Les inquiétudes concernant la dette italienne ont poussé les rendements obligataires à 10 ans au-dessus de 4 %. Moody's et S&P ont réduit leurs perspectives pour la note de l'Italie après le départ de Mario Draghi en juillet.

"Nous nous attendons à une réaction plutôt modérée du marché en termes d'écart de crédit des BTP à court terme, car le résultat des élections était globalement conforme aux attentes", ont déclaré les stratèges d'UniCredit, ajoutant qu'une certaine couverture à court terme était également possible.

4/ La Banque centrale européenne pourrait-elle activer son outil anti-fragmentation ?

La hausse des coûts d'emprunt en Italie, pays très endetté, met à l'épreuve la détermination de la BCE à contenir la tension sur le marché obligataire.

L'élection de l'Italie avait été considérée comme un obstacle à court terme à l'activation par la BCE de son instrument de protection de la transmission (TPI) - un nouvel outil visant à empêcher les coûts d'emprunt des États plus faibles de trop s'écarter de ceux de l'Allemagne, qui est la mieux notée, sans qu'ils en soient responsables.

La BCE ne devrait pas utiliser le TPI prochainement, mais sa présence devrait contribuer à soutenir les obligations italiennes.

5/ Que signifient les résultats pour les banques italiennes ?

Le secteur est en meilleure forme qu'au moment des élections de 2018, lorsque la rhétorique anti-euro des partis populistes faisait trembler les investisseurs.

Les banques italiennes disposent d'une base de capital plus solide et sont moins exposées au stress souverain qu'il y a dix ans.
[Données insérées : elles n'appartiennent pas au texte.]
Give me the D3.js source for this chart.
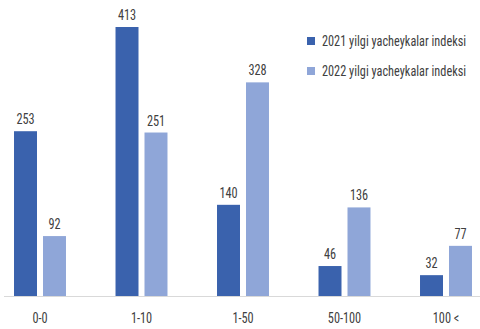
<!DOCTYPE html>
<html>
<head>
<meta charset="utf-8">
<script src="https://cdn.jsdelivr.net/npm/d3@7.9.0/dist/d3.min.js"></script>
<style>
  body { margin: 0; background: #fff; }
  svg text { font-family: "Roboto Condensed", Roboto, "Liberation Sans Narrow", sans-serif; fill: #404040; }
</style>
</head>
<body>
<div id="chart"></div>
<script>
// Data
const categories = ["0-0", "1-10", "1-50", "50-100", "100 <"];
const seriesNames = ["2021 yilgi yacheykalar indeksi", "2022 yilgi yacheykalar indeksi"];
const values2021 = [253, 413, 140, 46, 32];
const values2022 = [92, 251, 328, 136, 77];
const colors = ["#3a62ad", "#8fa6d8"];

const width = 480;
const height = 329;
const baseline = 296;
const squeeze = 0.82; // the reference uses a condensed face

const rows = categories.map((c, i) => ({ cat: c, vals: [values2021[i], values2022[i]] }));

const svg = d3.select("#chart").append("svg")
  .attr("width", width)
  .attr("height", height);

// category bands (centres at ~40, 142, 243, 345, 446)
const x0 = d3.scaleBand()
  .domain(categories)
  .range([-10.75, 496.75])
  .paddingInner(0.488)
  .paddingOuter(0.244);

const x1 = d3.scaleBand()
  .domain([0, 1])
  .range([0, x0.bandwidth()])
  .paddingInner(0.207);

const y = d3.scaleLinear()
  .domain([0, 413])
  .range([baseline, 27]);

// bars
const groups = svg.append("g")
  .selectAll("g")
  .data(rows)
  .join("g")
  .attr("transform", d => `translate(${x0(d.cat)},0)`);

groups.selectAll("rect")
  .data(d => d.vals.map((v, k) => ({ v, k })))
  .join("rect")
  .attr("x", d => x1(d.k))
  .attr("y", d => y(d.v))
  .attr("width", x1.bandwidth())
  .attr("height", d => baseline - y(d.v))
  .attr("fill", d => colors[d.k]);

groups.selectAll("text.val")
  .data(d => d.vals.map((v, k) => ({ v, k })))
  .join("text")
  .attr("class", "val")
  .attr("x", d => x1(d.k) + x1.bandwidth() / 2)
  .attr("y", d => y(d.v) - 7)
  .attr("text-anchor", "middle")
  .style("font-size", "15px")
  .text(d => d.v);

// x axis
const xAxis = svg.append("g")
  .attr("transform", `translate(0,${baseline})`)
  .call(d3.axisBottom(x0).tickSize(0).tickPadding(16));
xAxis.select(".domain")
  .attr("d", `M4,0.5H480`)
  .attr("stroke", "#d9d9d9");
xAxis.selectAll("text")
  .style("font-size", "15px")
  .attr("fill", "#404040");

// legend
const legend = svg.append("g")
  .selectAll("g")
  .data(seriesNames)
  .join("g")
  .attr("transform", (d, i) => `translate(307,${37 + i * 30})`);
legend.append("rect")
  .attr("width", 8)
  .attr("height", 8)
  .attr("fill", (d, i) => colors[i]);
legend.append("text")
  .attr("x", 15)
  .attr("y", 9)
  .style("font-size", "15px")
  .text(d => d);

// narrow every label horizontally to mimic the condensed face
svg.selectAll("text").each(function () {
  const t = d3.select(this);
  const x = +t.attr("x") || 0;
  t.attr("x", x / squeeze).attr("transform", `scale(${squeeze},1)`);
});
</script>
</body>
</html>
Les valorisations bon marché, la hausse des taux et les commentaires rassurants de Meloni en faveur de l'UE font également que les créanciers italiens semblent attrayants, selon les analystes et les investisseurs.

Mais les perspectives économiques finiront par l'emporter et avec les risques de récession croissants, parier sur les banques pourrait être risqué. Les valeurs bancaires italiennes ont surperformé les banques de la zone euro tôt ce lundi.